Tsien’s manned spacecraft design proposed in the late 1970’s was a winged spaceplane, launched by a CZ-2 core booster with two large strap-on boosters. It so strongly resembled the cancelled US Dynasoar of 15 years earlier that US intelligence analysts wondered if it wasn't based on declassified Dynasoar technical information. It would seem that this was to be preceded by a simpler manned capsule.
First public announcement of the manned program came in February, 1978. By November the head of the Chinese Space Agency, Jen Hsin-Min, confirmed that China was working on a manned space capsule and a "Skylab" space station.
In January, 1980 the Chinese press reported a visit with the Chinese astronaut trainees at the Chinese manned spaceflight training centre. Photographs appeared of the astronauts in training. Pressure suited astronauts were shown in pressure chamber tests. Other trainees were shown at the controls of a space shuttle-like spaceplane cockpit.
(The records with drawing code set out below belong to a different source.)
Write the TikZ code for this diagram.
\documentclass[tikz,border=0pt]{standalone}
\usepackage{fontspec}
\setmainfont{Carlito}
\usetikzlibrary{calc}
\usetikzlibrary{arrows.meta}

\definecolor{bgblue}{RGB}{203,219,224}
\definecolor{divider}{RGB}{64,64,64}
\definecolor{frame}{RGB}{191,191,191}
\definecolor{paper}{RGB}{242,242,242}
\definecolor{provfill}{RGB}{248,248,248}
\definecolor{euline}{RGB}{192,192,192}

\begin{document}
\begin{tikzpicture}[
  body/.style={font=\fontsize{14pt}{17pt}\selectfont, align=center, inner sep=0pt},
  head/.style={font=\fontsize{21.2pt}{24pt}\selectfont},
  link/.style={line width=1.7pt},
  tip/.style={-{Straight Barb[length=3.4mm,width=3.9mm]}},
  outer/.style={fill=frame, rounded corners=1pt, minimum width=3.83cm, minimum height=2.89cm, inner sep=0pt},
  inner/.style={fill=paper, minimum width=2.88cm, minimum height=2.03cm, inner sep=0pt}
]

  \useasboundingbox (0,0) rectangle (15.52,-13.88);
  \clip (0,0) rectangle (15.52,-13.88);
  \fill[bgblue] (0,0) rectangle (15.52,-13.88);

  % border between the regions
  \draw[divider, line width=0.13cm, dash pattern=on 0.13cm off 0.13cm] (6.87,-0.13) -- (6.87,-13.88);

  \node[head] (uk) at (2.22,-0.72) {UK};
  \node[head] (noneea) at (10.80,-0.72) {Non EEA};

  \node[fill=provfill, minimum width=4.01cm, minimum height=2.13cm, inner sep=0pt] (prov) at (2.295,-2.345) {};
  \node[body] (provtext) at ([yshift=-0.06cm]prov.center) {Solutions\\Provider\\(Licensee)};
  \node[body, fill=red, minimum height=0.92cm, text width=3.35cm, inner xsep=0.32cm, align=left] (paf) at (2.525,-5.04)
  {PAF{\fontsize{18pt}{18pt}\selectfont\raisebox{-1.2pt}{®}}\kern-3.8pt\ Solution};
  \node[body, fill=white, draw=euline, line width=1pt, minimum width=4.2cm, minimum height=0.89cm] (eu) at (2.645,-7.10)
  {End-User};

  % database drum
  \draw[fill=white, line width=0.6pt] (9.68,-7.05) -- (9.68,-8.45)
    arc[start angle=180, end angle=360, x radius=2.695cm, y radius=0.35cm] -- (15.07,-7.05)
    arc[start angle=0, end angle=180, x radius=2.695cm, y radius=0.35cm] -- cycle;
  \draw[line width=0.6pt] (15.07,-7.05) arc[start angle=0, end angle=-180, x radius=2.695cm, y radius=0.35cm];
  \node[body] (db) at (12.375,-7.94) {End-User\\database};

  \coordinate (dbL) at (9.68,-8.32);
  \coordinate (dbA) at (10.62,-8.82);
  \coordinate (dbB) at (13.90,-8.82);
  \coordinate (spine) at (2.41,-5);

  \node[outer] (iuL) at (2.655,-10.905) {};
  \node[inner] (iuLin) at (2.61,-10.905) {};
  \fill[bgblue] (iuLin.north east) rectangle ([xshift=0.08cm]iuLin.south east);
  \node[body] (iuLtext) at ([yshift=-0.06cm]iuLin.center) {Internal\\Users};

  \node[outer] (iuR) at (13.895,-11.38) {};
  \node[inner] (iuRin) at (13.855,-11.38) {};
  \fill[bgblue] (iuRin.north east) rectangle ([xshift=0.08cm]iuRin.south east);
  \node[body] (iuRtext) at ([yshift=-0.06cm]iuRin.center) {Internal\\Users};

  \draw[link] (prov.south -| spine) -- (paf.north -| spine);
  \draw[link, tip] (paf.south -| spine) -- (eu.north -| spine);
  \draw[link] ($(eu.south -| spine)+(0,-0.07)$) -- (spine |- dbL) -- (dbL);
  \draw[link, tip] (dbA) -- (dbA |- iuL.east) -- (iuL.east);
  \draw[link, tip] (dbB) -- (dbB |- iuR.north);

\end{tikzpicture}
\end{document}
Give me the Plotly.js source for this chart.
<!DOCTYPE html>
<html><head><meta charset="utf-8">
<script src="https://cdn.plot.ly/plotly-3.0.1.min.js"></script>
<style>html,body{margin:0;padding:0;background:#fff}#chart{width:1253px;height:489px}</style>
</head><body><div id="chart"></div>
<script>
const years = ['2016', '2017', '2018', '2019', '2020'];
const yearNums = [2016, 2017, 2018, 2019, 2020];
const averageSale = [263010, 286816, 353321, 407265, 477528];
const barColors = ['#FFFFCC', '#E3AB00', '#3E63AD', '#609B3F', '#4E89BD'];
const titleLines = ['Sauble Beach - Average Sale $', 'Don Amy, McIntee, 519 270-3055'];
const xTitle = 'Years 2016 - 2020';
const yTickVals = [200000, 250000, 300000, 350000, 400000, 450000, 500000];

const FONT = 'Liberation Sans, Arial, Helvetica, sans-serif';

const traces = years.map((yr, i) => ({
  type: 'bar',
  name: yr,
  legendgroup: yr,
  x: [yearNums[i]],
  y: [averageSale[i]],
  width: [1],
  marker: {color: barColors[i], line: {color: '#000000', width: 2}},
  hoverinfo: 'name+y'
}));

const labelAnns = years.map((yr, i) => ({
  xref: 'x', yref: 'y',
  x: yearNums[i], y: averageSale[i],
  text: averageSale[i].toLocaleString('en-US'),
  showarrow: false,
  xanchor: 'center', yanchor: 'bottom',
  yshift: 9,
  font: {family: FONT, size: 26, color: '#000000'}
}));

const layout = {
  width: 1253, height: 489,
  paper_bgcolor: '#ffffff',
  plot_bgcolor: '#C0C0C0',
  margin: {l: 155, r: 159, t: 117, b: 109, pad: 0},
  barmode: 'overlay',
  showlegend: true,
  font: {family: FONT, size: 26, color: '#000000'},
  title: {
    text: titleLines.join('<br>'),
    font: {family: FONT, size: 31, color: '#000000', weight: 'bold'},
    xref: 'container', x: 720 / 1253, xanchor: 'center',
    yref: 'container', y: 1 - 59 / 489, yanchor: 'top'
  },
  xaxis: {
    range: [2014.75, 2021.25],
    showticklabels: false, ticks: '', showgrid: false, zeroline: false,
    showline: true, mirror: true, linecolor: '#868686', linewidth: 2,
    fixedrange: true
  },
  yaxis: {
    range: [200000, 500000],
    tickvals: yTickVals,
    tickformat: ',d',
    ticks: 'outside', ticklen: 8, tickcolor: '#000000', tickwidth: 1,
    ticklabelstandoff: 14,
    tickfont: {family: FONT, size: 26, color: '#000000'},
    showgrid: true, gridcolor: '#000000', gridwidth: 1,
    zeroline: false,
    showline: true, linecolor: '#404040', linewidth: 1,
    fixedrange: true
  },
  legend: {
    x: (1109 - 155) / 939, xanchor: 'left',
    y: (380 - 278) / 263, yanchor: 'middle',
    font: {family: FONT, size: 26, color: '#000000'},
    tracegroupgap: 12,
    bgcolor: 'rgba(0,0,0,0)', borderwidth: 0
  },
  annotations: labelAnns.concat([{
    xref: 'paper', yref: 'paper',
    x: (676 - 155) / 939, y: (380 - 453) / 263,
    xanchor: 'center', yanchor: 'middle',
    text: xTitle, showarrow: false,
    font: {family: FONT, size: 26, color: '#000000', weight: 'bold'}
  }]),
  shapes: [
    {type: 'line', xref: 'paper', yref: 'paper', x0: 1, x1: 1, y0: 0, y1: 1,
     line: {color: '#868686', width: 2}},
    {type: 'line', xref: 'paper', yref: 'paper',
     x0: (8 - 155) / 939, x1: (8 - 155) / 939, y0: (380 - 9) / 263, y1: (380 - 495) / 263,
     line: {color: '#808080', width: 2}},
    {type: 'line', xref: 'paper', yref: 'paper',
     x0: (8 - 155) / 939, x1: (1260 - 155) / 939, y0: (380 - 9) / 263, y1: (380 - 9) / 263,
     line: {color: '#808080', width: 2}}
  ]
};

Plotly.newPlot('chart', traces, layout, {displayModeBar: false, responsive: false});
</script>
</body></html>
A fleet of ships for recovery of manned capsules at sea was built and in May, 1980, the first capsule was recovered from the South Pacific after a suborbital launch. But then, suddenly, in December, 1980, Wang Zhuanshan, the Secretary General of the New China Space Research Society and Chief Engineer of the Space Centre of the Chinese Academy of Sciences, announced that Chinese manned flight was being postponed because of its cost. Fundamental economic development was given priority.
This was apparently Tsien's last attempt at a manned programme while still actively heading the space programme. Tsien had managed to keep in the favour of the changing Chinese regimes over the years. He was a dedicated Communist who's technical advice on agriculture contributed to the death of millions during the Great Leap Forward in 1958. He met Mao six times and tutored him personally in 1964. He survived the Cultural Revolution of 1968 and supported the Tienamen Massacre in 1989. His active career came to a close when he was awarded the State's highest award, State Scientist of Outstanding Contribution in October 1991. A new manned space program would be approved in 1992, led by leaders and engineers trained in Russia in the late 1950's.
Tsien lived out the balance of his life in seclusion in a guarded residential compound in Beijing.